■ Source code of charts
──────────
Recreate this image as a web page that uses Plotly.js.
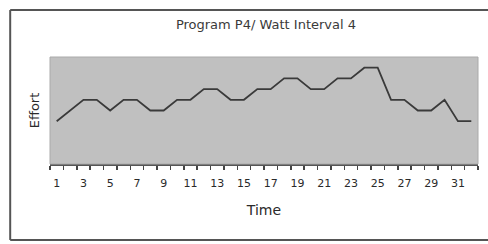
<!DOCTYPE html>
<html>
<head>
<meta charset="utf-8">
<script src="https://cdn.plot.ly/plotly-3.0.1.min.js"></script>
<style>html,body{margin:0;padding:0;background:#fff;}#chart{width:488px;height:244px;}</style>
</head>
<body>
<div id="chart"></div>
<script>
const timePoints = [1,2,3,4,5,6,7,8,9,10,11,12,13,14,15,16,17,18,19,20,21,22,23,24,25,26,27,28,29,30,31,32];
const effort = [4,5,6,6,5,6,6,5,5,6,6,7,7,6,6,7,7,8,8,7,7,8,8,9,9,6,6,5,5,6,4,4];
const tickLabels = ["1","3","5","7","9","11","13","15","17","19","21","23","25","27","29","31"];
const tickPositions = tickLabels.map(Number);

const fam = "DejaVu Sans, Verdana, sans-serif";

Plotly.newPlot("chart", [{
  x: timePoints, y: effort, type: "scatter", mode: "lines",
  line: {color: "#3a3a3a", width: 1.8},
  hoverinfo: "skip"
}], {
  width: 488, height: 244,
  margin: {l: 50, r: 10, t: 57, b: 80},
  paper_bgcolor: "#ffffff",
  plot_bgcolor: "#c0c0c0",
  font: {family: fam, color: "#333", size: 11},
  showlegend: false,
  title: {text: "Program P4/ Watt Interval 4", font: {family: fam, size: 13, color: "#3a3a3a"}, x: 0.545, xanchor: "center", y: 0.9, yanchor: "middle"},
  xaxis: {
    range: [0.5, 32.5], tickmode: "array", tickvals: tickPositions, ticktext: tickLabels,
    ticks: "outside", ticklen: 8, tickcolor: "rgba(0,0,0,0)",
    minor: {tick0: 0.5, dtick: 1, ticks: "outside", ticklen: 4, tickcolor: "#444", tickwidth: 1.5},
    showline: true, linecolor: "#555", linewidth: 1.5, showgrid: false, zeroline: false,
    tickfont: {family: fam, size: 11, color: "#2a2a2a"},
    title: {text: "Time", font: {family: fam, size: 14, color: "#2a2a2a"}, standoff: 16}
  },
  yaxis: {
    range: [0, 10], showticklabels: false, ticks: "", showgrid: false, zeroline: false,
    showline: false,
    title: {text: "Effort", font: {family: fam, size: 13, color: "#2a2a2a"}, standoff: 6}
  },
  shapes: [
    {type: "rect", xref: "paper", yref: "paper", x0: 0, x1: 1, y0: 0, y1: 1, line: {color: "#aaa", width: 1}},
    {type: "line", xref: "paper", yref: "paper", x0: -0.093, x1: 1.05, y0: 1.439, y1: 1.439, line: {color: "#555", width: 2}},
    {type: "line", xref: "paper", yref: "paper", x0: -0.093, x1: -0.093, y0: 1.439, y1: -0.71, line: {color: "#555", width: 2}},
    {type: "line", xref: "paper", yref: "paper", x0: -0.093, x1: 1.05, y0: -0.71, y1: -0.71, line: {color: "#555", width: 2}}
  ]
}, {displayModeBar: false, staticPlot: true});
</script>
</body>
</html>
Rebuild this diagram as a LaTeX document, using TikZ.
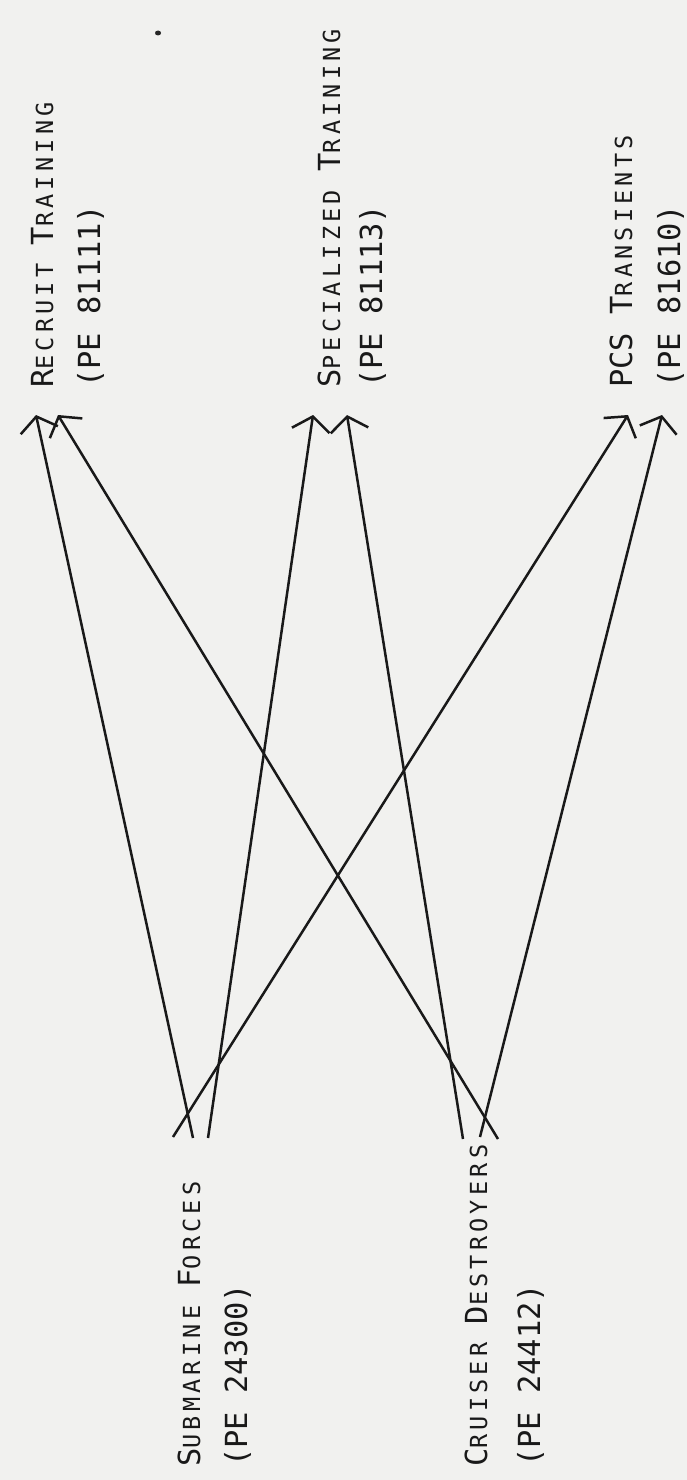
──────────
■ Given exercise
All of the data above should be quoted exactly, except for the pictures.

■ Result for this task
Recreate this image as a web page that uses Plotly.js.
<!DOCTYPE html>
<html>
<head>
<meta charset="utf-8">
<script src="https://cdn.plot.ly/plotly-3.0.1.min.js"></script>
<style>html,body{margin:0;padding:0;background:#fff;}#chart{width:488px;height:244px;}</style>
</head>
<body>
<div id="chart"></div>
<script>
const timePoints = [1,2,3,4,5,6,7,8,9,10,11,12,13,14,15,16,17,18,19,20,21,22,23,24,25,26,27,28,29,30,31,32];
const effort = [4,5,6,6,5,6,6,5,5,6,6,7,7,6,6,7,7,8,8,7,7,8,8,9,9,6,6,5,5,6,4,4];
const tickLabels = ["1","3","5","7","9","11","13","15","17","19","21","23","25","27","29","31"];
const tickPositions = tickLabels.map(Number);

const fam = "DejaVu Sans, Verdana, sans-serif";

Plotly.newPlot("chart", [{
  x: timePoints, y: effort, type: "scatter", mode: "lines",
  line: {color: "#3a3a3a", width: 1.8},
  hoverinfo: "skip"
}], {
  width: 488, height: 244,
  margin: {l: 50, r: 10, t: 57, b: 80},
  paper_bgcolor: "#ffffff",
  plot_bgcolor: "#c0c0c0",
  font: {family: fam, color: "#333", size: 11},
  showlegend: false,
  title: {text: "Program P4/ Watt Interval 4", font: {family: fam, size: 13, color: "#3a3a3a"}, x: 0.545, xanchor: "center", y: 0.9, yanchor: "middle"},
  xaxis: {
    range: [0.5, 32.5], tickmode: "array", tickvals: tickPositions, ticktext: tickLabels,
    ticks: "outside", ticklen: 8, tickcolor: "rgba(0,0,0,0)",
    minor: {tick0: 0.5, dtick: 1, ticks: "outside", ticklen: 4, tickcolor: "#444", tickwidth: 1.5},
    showline: true, linecolor: "#555", linewidth: 1.5, showgrid: false, zeroline: false,
    tickfont: {family: fam, size: 11, color: "#2a2a2a"},
    title: {text: "Time", font: {family: fam, size: 14, color: "#2a2a2a"}, standoff: 16}
  },
  yaxis: {
    range: [0, 10], showticklabels: false, ticks: "", showgrid: false, zeroline: false,
    showline: false,
    title: {text: "Effort", font: {family: fam, size: 13, color: "#2a2a2a"}, standoff: 6}
  },
  shapes: [
    {type: "rect", xref: "paper", yref: "paper", x0: 0, x1: 1, y0: 0, y1: 1, line: {color: "#aaa", width: 1}},
    {type: "line", xref: "paper", yref: "paper", x0: -0.093, x1: 1.05, y0: 1.439, y1: 1.439, line: {color: "#555", width: 2}},
    {type: "line", xref: "paper", yref: "paper", x0: -0.093, x1: -0.093, y0: 1.439, y1: -0.71, line: {color: "#555", width: 2}},
    {type: "line", xref: "paper", yref: "paper", x0: -0.093, x1: 1.05, y0: -0.71, y1: -0.71, line: {color: "#555", width: 2}}
  ]
}, {displayModeBar: false, staticPlot: true});
</script>
</body>
</html>
Rebuild this diagram as a LaTeX document, using TikZ.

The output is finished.